Savcılık mütalaasında beraat taleplerinin gerekçesi olarak şunları kaydetti: 

“Her ne kadar Diyarbakır Barosu’na bağlı olarak avukatlık yapan sanıklar, Ahmet Dağ, Ahmet Özmen, Cihan Ülsen, İmran Gökdere, Mahsum Batı, Muhammed Neşet Girasun, Nahit Eren, Nuşin Uysal Ekinci, Serhat Eren, Sertaç Buluttekin, Velat Alan hakkında ‘Türk milletini, Türkiye Cumhuriyeti devletini, Türkiye Büyük Millet Meclisini, Türkiye Cumhuriyeti hükümetini ve devletin yargı organlarını alenen aşağılama” ve ‘Halkı kin ve düşmanlığa alenen tahrik etme’ suçunu işlediklerinden bahisle cezalandırılmaları istemiyle kamu davası açılmış ise de;  yapılan yargılama, toplanan deliller ve tüm dosya kapsamı dikkate alındığında, kullanılan ifadelerin kamu güvenliği açısından açık ve yakın bir tehlikeyi ortaya çıkarmadığı, cebir, şiddet veya tehdit içermediği, yerleşik Yargıtay kararlarında da belirtildiği gibi ‘ifade özgürlüğü sadece memnuniyetle karşılanan, zararsız veya önemsiz sayılan insanların kayıtsız kalabileceği bilgi ve fikirler için değil, aynı zamanda demokratik toplumu şekillendiren çoğulculuğun, hoşgörünün ve geniş fikirliliğin doğasında bulunan bir gereklilik olarak saldırgan, şok eden, rahatsızlık veren veya ayrılık yaratabilen fikirler için de uygulanabilmelidir’ kararı ışığında da bu kullanılan ifadelerin ifade özgürlüğü kapsamında değerlendirilmesi gerektiği, bu sebeple sanıkların üzerine atılı suçların unsurları bakımından oluşmadığı anlaşıldığından, CMK'nin 223/2-a maddesi gereğince atılı suçlardan sanıkların ayrı ayrı beraatlarına karar verilmesi kamu adına talep ve mütalaa olunur”

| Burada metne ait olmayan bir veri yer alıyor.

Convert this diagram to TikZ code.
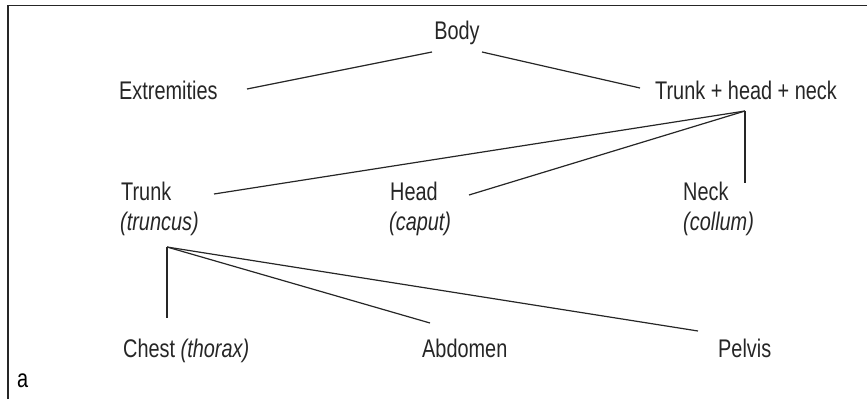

Diyarbakır 13'üncü Ağır Ceza Mahkemesi mütalaa sonrası, Türk Ceza Kanunu’nun (TCK) 301'inci maddesi uyarınca “Türk milletini, Türkiye Cumhuriyeti devletini, devletin kurum ve organlarını aşağılama” ve 216. maddesi uyarınca “halkı kin ve düşmanlığa tahrik etme” suçlamalarında bulunulan baro yöneticilerinin tümü hakkında beraat kararı verdi.

Ahmet Özmen twitter hesabından yaptığı açıklamada “Baro  başkanlığı  yaptığım  dönemdeki faaliyetlerimiz ve insan hakları çalışmalarımız nedeniyle TCK 301 ve 216. maddelerinden yargılandığımız davadan CMK 223/2 -a maddesi uyarınca  beraat ettik. Bu süreçte desteklerini esirgemeyen tüm  dostlara ve meslektaşlarıma teşekkür ederim” dedi.